In Umbria, i giovani lavoratori dipendenti del settore privato extra agricolo sono 70.416 nel 2023, in lieve crescita rispetto all’anno precedente (+1,6%), ma ancora distanti dalle dinamiche di crescita di Italia (+2,9%) e Nord Italia. La loro incidenza sul totale degli occupati del comparto privato è del 30,4%, inferiore alla media nazionale (32,6%) e settentrionale (33%). I dati emergono dall’ultima analisi di Agenzia Umbria Ricerche, elaborando i numeri dell’Istat.
La retribuzione media annua dei giovani umbri si ferma a 15.071 euro, un valore che rappresenta un gap del 7,8% rispetto alla media italiana e del 18,4% rispetto al Nord, con scarti in peggioramento rispetto al 2022. Anche tra i cosiddetti “lavoratori standard” (contratto a tempo indeterminato, full-time, 52 settimane retribuite), che rappresentano appena un terzo dei giovani umbri, il divario salariale resta elevato: 24.933 euro annui, ovvero quasi 4.000 euro in meno rispetto alla media nazionale e oltre 5.000 euro sotto la media del Nord.
Occupazione giovanile ancora troppo “operaia”
In Umbria, oltre la metà dei giovani dipendenti è operaia (51,3%), mentre la quota degli impiegati non supera il 25%. Nel Nord Italia, la situazione è ribaltata: impiegati al 43,3% e operai al 41,8%. I ruoli dirigenziali restano marginali (appena 8 giovani quadri in tutta la regione), mentre gli apprendisti pesano per il 24% del totale, quasi il doppio della media nazionale.
Questa polarizzazione verso mansioni a basso contenuto professionale riflette le caratteristiche del tessuto produttivo umbro, dove dominano settori tradizionali a scarsa intensità tecnologica. Il prolungamento della fase di ingresso nel mercato del lavoro e la difficoltà a transitare verso ruoli qualificati suggeriscono una debole capacità del sistema economico locale di valorizzare i giovani con studi medio-alti.
Divari salariali anche a parità di qualifica
Gli scarti retributivi in Umbria sono presenti anche a parità di ruolo e settore. I quadri umbri under 35 guadagnano il 26,4% in meno rispetto alla media italiana e il 28,6% rispetto al Nord, con differenze che possono superare i 19.000 euro annui. Le retribuzioni più basse si registrano nei comparti finanza, ICT, consulenza tecnica, commercio e servizi di ristorazione, mentre la sanità privata rappresenta un’eccezione positiva, con quadri che guadagnano fino a 25.000 euro in più rispetto alle controparti di altre regioni.

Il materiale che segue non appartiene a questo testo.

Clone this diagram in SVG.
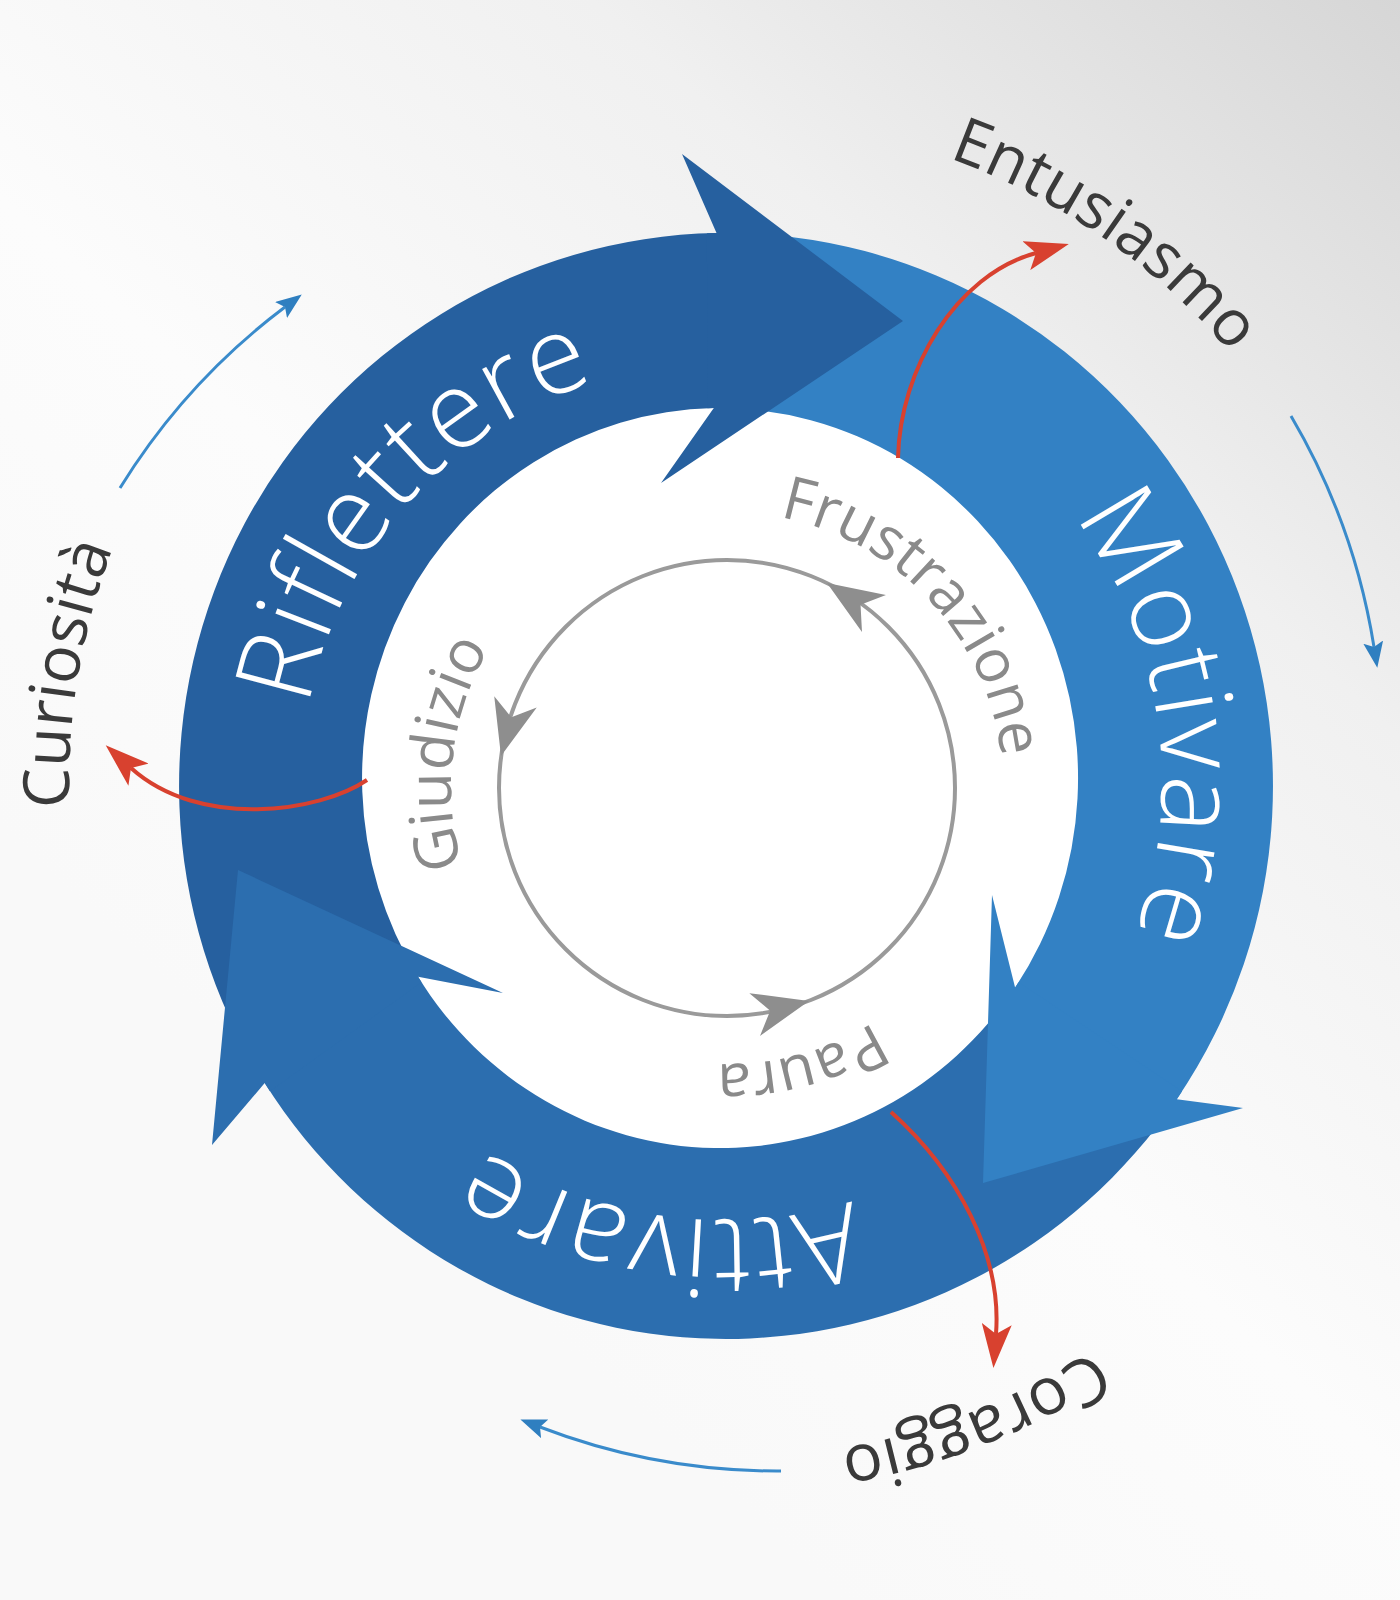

Tra gli operai, le penalizzazioni maggiori si concentrano nella manifattura e nei servizi di informazione e comunicazione. Tra gli impiegati, lo svantaggio è particolarmente marcato nelle attività professionali, scientifiche, tecniche e manifatturiere.
Un circolo vizioso che frena lo sviluppo
L’Umbria si distingue per un tessuto imprenditoriale meno dinamico, con bassa produttività e limitata capacità di remunerazione, soprattutto in settori ad alta intensità di capitale umano. La domanda di profili altamente qualificati resta contenuta, riducendo il valore economico delle competenze specialistiche e rendendo poco competitivi i salari dei giovani laureati.
Questa situazione innesca un processo di selezione negativa: i giovani più qualificati tendono a trasferirsi altrove, mentre restano sul territorio quelli con minori possibilità di mobilità o competenze meno richieste. Ne deriva una spirale negativa in cui la scarsa valorizzazione del capitale umano ostacola l’innovazione e la crescita economica del territorio.